The Hand-Cut Quarry, Gardens and Orchard

The older, hand-cut quarry is a complete contrast and, for many, the more memorable half of the visit. Cut by hand over generations, its walls are soft, irregular and organic, and it's here that the foundation has created its gardens: a botanical garden of Menorcan and Mediterranean plants laid out among the worked stone, and a medieval-style orchard of fruit trees growing where blocks were once hauled out. Walking between citrus and aromatic herbs with quarried walls rising around you is the heart of what makes Líthica unlike anywhere else on the island.

Wind your way through the labyrinths — of stone and of hedge — that lead you down into the quarry rather than across it, so the maze and the carved landscape become one. Paths drop between levels by steps and ramps, opening suddenly onto a planted chamber, a pool or a view up a sheer wall. This is the part of the site to wander slowly and without a fixed route, letting yourself get a little lost; there's something new around almost every corner, and it's the section where children most enjoy the sense of exploration.

The Amphitheatre and the Bigger Picture

Carved straight from the rock is an amphitheatre whose natural acoustics make it a celebrated summer venue for music, dance and theatre. Even when nothing is on, it's one of the best places to pause: sit on the stone steps, take in the scale and the quiet, and appreciate how a place built by taking stone away has been turned into somewhere to gather. If you're visiting in summer, it's worth checking whether a performance is scheduled — though events can affect access on certain dates.

Stepping back, the real highlight of Líthica is the whole idea of it: a working quarry, destined for landfill, rescued from 1994 and remade as a cultural-heritage garden, declared a Bien de Interés Cultural in 1997. Seeing the bare machine-cut canyon and the planted hand-cut one together — the same labour and the same stone producing two utterly different landscapes — is what turns a curiosity into something that stays with you. Give it the full 1.5 to 2 hours and let the contrasts unfold rather than rushing for the single famous photograph.

Frequently asked

What are the must-sees at Líthica?

The towering machine-cut quarry, and the hand-cut quarry with its botanical gardens, medieval-style orchard and stone labyrinth. Add the rock-cut amphitheatre. Seeing the bare and the planted quarries together is the heart of the visit.

What's the difference between the two quarries?

The older quarry was cut by hand, leaving soft, organic, irregular walls — now planted as gardens and orchard. The newer one was cut by machine, leaving sheer, straight, towering vertical walls. The contrast between them is what makes Líthica unique.

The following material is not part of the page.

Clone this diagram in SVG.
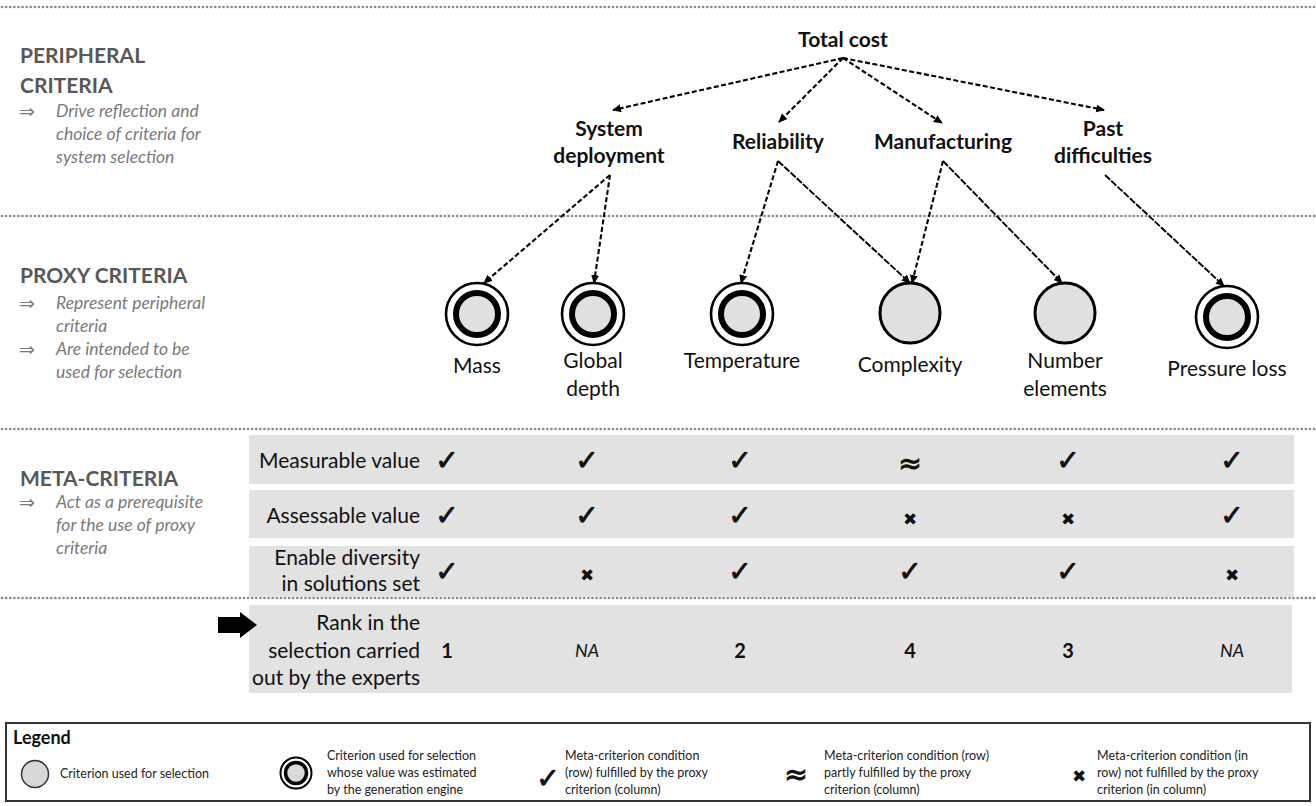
<svg xmlns="http://www.w3.org/2000/svg" width="1316" height="806" viewBox="0 0 1316 806">
<defs>
<marker id="ah" markerUnits="userSpaceOnUse" markerWidth="10" markerHeight="10" refX="8" refY="4" orient="auto">
<path d="M0,0 L9,4 L0,8 z" fill="#000"/>
</marker>
<style>
.dot{stroke:#8a8a8a;stroke-width:2.6;stroke-dasharray:0.1 4;stroke-linecap:round;fill:none}
.hd{font-family:Lato,"Liberation Sans",sans-serif;font-weight:bold;font-size:21px;fill:#585858}
.it{font-family:Lato,"Liberation Sans",sans-serif;font-style:italic;font-size:17.5px;fill:#7a7a7a}
.ar{font-family:"DejaVu Sans",sans-serif;font-size:19px;fill:#7a7a7a}
.pc{font-family:Lato,"Liberation Sans",sans-serif;font-weight:bold;font-size:21px;fill:#111;text-anchor:middle}
.lb{font-family:Lato,"Liberation Sans",sans-serif;font-size:21px;fill:#111;text-anchor:middle}
.rt{font-family:Lato,"Liberation Sans",sans-serif;font-size:21px;fill:#111;text-anchor:end}
.row{fill:#e2e2e2}
.sym{font-family:"DejaVu Sans",sans-serif;font-size:28px;fill:#111;stroke:#111;stroke-width:0.9;text-anchor:middle}
.x{font-family:"DejaVu Sans",sans-serif;font-size:17px;fill:#111;text-anchor:middle}
.rk{font-family:Lato,"Liberation Sans",sans-serif;font-weight:bold;font-size:20px;fill:#111;text-anchor:middle}
.na{font-family:Lato,"Liberation Sans",sans-serif;font-style:italic;font-size:18px;fill:#111;text-anchor:middle}
.lg{font-family:Lato,"Liberation Sans",sans-serif;font-size:12.5px;fill:#222}
.cd{stroke:#000;stroke-width:2.1;stroke-dasharray:5 2.5;fill:none}
.cs{stroke:#000;stroke-width:1.9;stroke-dasharray:7 1.5;fill:none}
.simple{fill:#e0e0e0;stroke:#000;stroke-width:3}
.outer{fill:#fff;stroke:#000;stroke-width:2.6}
.inner{fill:#e0e0e0;stroke:#000;stroke-width:6}
</style>
</defs>
<rect width="1316" height="806" fill="#fff"/>

<g id="separators">
<line class="dot" x1="2" y1="7" x2="1314" y2="7"/>
<line class="dot" x1="2" y1="216" x2="1314" y2="216"/>
<line class="dot" x1="2" y1="429" x2="1314" y2="429"/>
<line class="dot" x1="2" y1="598" x2="1314" y2="598"/>
</g>

<g id="section-peripheral">
<text class="hd" x="20" y="63">PERIPHERAL</text>
<text class="hd" x="20" y="93">CRITERIA</text>
<text class="ar" x="19" y="118">⇒</text>
<text class="it" x="56" y="117">Drive reflection and</text>
<text class="it" x="56" y="140">choice of criteria for</text>
<text class="it" x="56" y="163">system selection</text>
</g>

<g id="section-proxy">
<text class="hd" x="20" y="283">PROXY CRITERIA</text>
<text class="ar" x="19" y="310">⇒</text>
<text class="it" x="56" y="309">Represent peripheral</text>
<text class="it" x="56" y="332">criteria</text>
<text class="ar" x="19" y="356">⇒</text>
<text class="it" x="56" y="355">Are intended to be</text>
<text class="it" x="56" y="378">used for selection</text>
</g>

<g id="section-meta">
<text class="hd" x="20" y="486">META-CRITERIA</text>
<text class="ar" x="19" y="509" fill="#aaa">⇒</text>
<text class="it" x="56" y="508">Act as a prerequisite</text>
<text class="it" x="56" y="531">for the use of proxy</text>
<text class="it" x="56" y="554">criteria</text>
</g>

<g id="connectors">
<line class="cd" x1="843" y1="58" x2="613" y2="110" marker-end="url(#ah)"/>
<line class="cd" x1="843" y1="58" x2="779" y2="122" marker-end="url(#ah)"/>
<line class="cd" x1="843" y1="58" x2="942" y2="123" marker-end="url(#ah)"/>
<line class="cd" x1="843" y1="58" x2="1104" y2="110" marker-end="url(#ah)"/>
<line class="cd" x1="610" y1="175" x2="484" y2="283" marker-end="url(#ah)"/>
<line class="cd" x1="610" y1="175" x2="594" y2="283" marker-end="url(#ah)"/>
<line class="cd" x1="778" y1="161" x2="741" y2="283" marker-end="url(#ah)"/>
<line class="cs" x1="778" y1="161" x2="910" y2="283" marker-end="url(#ah)"/>
<line class="cd" x1="943" y1="161" x2="912" y2="283" marker-end="url(#ah)"/>
<line class="cs" x1="943" y1="161" x2="1062" y2="283" marker-end="url(#ah)"/>
<line class="cs" x1="1105" y1="175" x2="1224" y2="286" marker-end="url(#ah)"/>
</g>

<g id="node-total-cost"><text class="pc" x="843" y="47">Total cost</text></g>
<g id="node-system-deployment"><text class="pc" x="609" y="136">System</text><text class="pc" x="609" y="163">deployment</text></g>
<g id="node-reliability"><text class="pc" x="778" y="149">Reliability</text></g>
<g id="node-manufacturing"><text class="pc" x="943" y="149">Manufacturing</text></g>
<g id="node-past-difficulties"><text class="pc" x="1103" y="136">Past</text><text class="pc" x="1103" y="163">difficulties</text></g>

<g id="node-mass"><circle class="outer" cx="477" cy="314" r="31"/><circle class="inner" cx="477" cy="314" r="21"/><text class="lb" x="477" y="373">Mass</text></g>
<g id="node-global-depth"><circle class="outer" cx="593" cy="314" r="31"/><circle class="inner" cx="593" cy="314" r="21"/><text class="lb" x="593" y="368">Global</text><text class="lb" x="593" y="396">depth</text></g>
<g id="node-temperature"><circle class="outer" cx="742" cy="314" r="31"/><circle class="inner" cx="742" cy="314" r="21"/><text class="lb" x="742" y="368">Temperature</text></g>
<g id="node-complexity"><circle class="simple" cx="910" cy="313" r="30"/><text class="lb" x="910" y="372">Complexity</text></g>
<g id="node-number-elements"><circle class="simple" cx="1065" cy="313" r="30"/><text class="lb" x="1065" y="368">Number</text><text class="lb" x="1065" y="396">elements</text></g>
<g id="node-pressure-loss"><circle class="outer" cx="1227" cy="317" r="31"/><circle class="inner" cx="1227" cy="317" r="21"/><text class="lb" x="1227" y="376">Pressure loss</text></g>

<g id="table">
<rect class="row" x="249" y="435" width="1045" height="49"/>
<rect class="row" x="249" y="490" width="1045" height="48"/>
<rect class="row" x="249" y="546" width="1045" height="51"/>
<rect class="row" x="249" y="605" width="1043" height="88"/>
<text class="rt" x="420" y="468">Measurable value</text>
<text class="rt" x="420" y="523">Assessable value</text>
<text class="rt" x="420" y="565">Enable diversity</text>
<text class="rt" x="420" y="591">in solutions set</text>
<text class="rt" x="420" y="630">Rank in the</text>
<text class="rt" x="420" y="658">selection carried</text>
<text class="rt" x="420" y="685">out by the experts</text>
<polygon points="218,617 240,617 240,612 257,625 240,638 240,633 218,633" fill="#000"/>

<text class="sym" x="447" y="470">✓</text>
<text class="sym" x="587" y="470">✓</text>
<text class="sym" x="740" y="470">✓</text>
<text class="sym" x="910" y="473">≈</text>
<text class="sym" x="1068" y="470">✓</text>
<text class="sym" x="1232" y="470">✓</text>

<text class="sym" x="447" y="525">✓</text>
<text class="sym" x="587" y="525">✓</text>
<text class="sym" x="740" y="525">✓</text>
<text class="x" x="910" y="525">✖</text>
<text class="x" x="1068" y="525">✖</text>
<text class="sym" x="1232" y="525">✓</text>

<text class="sym" x="447" y="581">✓</text>
<text class="x" x="587" y="581">✖</text>
<text class="sym" x="740" y="581">✓</text>
<text class="sym" x="910" y="581">✓</text>
<text class="sym" x="1068" y="581">✓</text>
<text class="x" x="1232" y="581">✖</text>

<text class="rk" x="447" y="658">1</text>
<text class="na" x="587" y="657">NA</text>
<text class="rk" x="740" y="658">2</text>
<text class="rk" x="910" y="658">4</text>
<text class="rk" x="1068" y="658">3</text>
<text class="na" x="1232" y="657">NA</text>
</g>

<g id="legend">
<rect x="6" y="723" width="1304" height="78" fill="#fff" stroke="#333" stroke-width="2"/>
<text x="13" y="744" font-family="Lato,'Liberation Sans',sans-serif" font-weight="bold" font-size="18" fill="#111">Legend</text>
<circle cx="35" cy="774" r="13.5" fill="#d8d8d8" stroke="#333" stroke-width="1.5"/>
<text class="lg" x="60" y="778">Criterion used for selection</text>
<circle cx="296" cy="773" r="15.5" fill="#fff" stroke="#000" stroke-width="2"/>
<circle cx="296" cy="773" r="10.5" fill="#d8d8d8" stroke="#000" stroke-width="3.5"/>
<text class="lg" x="327" y="760">Criterion used for selection</text>
<text class="lg" x="327" y="777">whose value was estimated</text>
<text class="lg" x="327" y="794">by the generation engine</text>
<text class="sym" x="548" y="788" font-size="24">✓</text>
<text class="lg" x="565" y="760">Meta-criterion condition</text>
<text class="lg" x="565" y="777">(row) fulfilled by the proxy</text>
<text class="lg" x="565" y="794">criterion (column)</text>
<text class="sym" x="796" y="784" font-size="24">≈</text>
<text class="lg" x="824" y="760">Meta-criterion condition (row)</text>
<text class="lg" x="824" y="777">partly fulfilled by the proxy</text>
<text class="lg" x="824" y="794">criterion (column)</text>
<text class="x" x="1079" y="782" font-size="15">✖</text>
<text class="lg" x="1097" y="760">Meta-criterion condition (in</text>
<text class="lg" x="1097" y="777">row) not fulfilled by the proxy</text>
<text class="lg" x="1097" y="794">criterion (in column)</text>
</g>
</svg>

What's the best order to see the site?

Start with the dramatic machine-cut quarry while the light is good, then wander the hand-cut quarry, its gardens, orchard and labyrinth at a slow pace, and pause at the rock-cut amphitheatre. Allow 1.5 to 2 hours overall.

Is there really a maze?

Yes — there are labyrinths of stone and of hedge within the old quarry that you wind down into rather than across, so the maze and the carved landscape become one. They're a highlight for children especially.

Why is the amphitheatre special?

It's carved straight from the rock, and its natural acoustics make it a celebrated summer venue for concerts, dance and theatre. Even with no event on, it's a fine, quiet place to sit and take in the scale of the quarry.

What makes Líthica historically important?

It preserves marès quarries worked for over 200 years, rescued from landfill from 1994 and declared a Bien de Interés Cultural — a Spanish cultural-heritage site — in 1997. It shows both how the island's stone was won and how the landscape has been reimagined.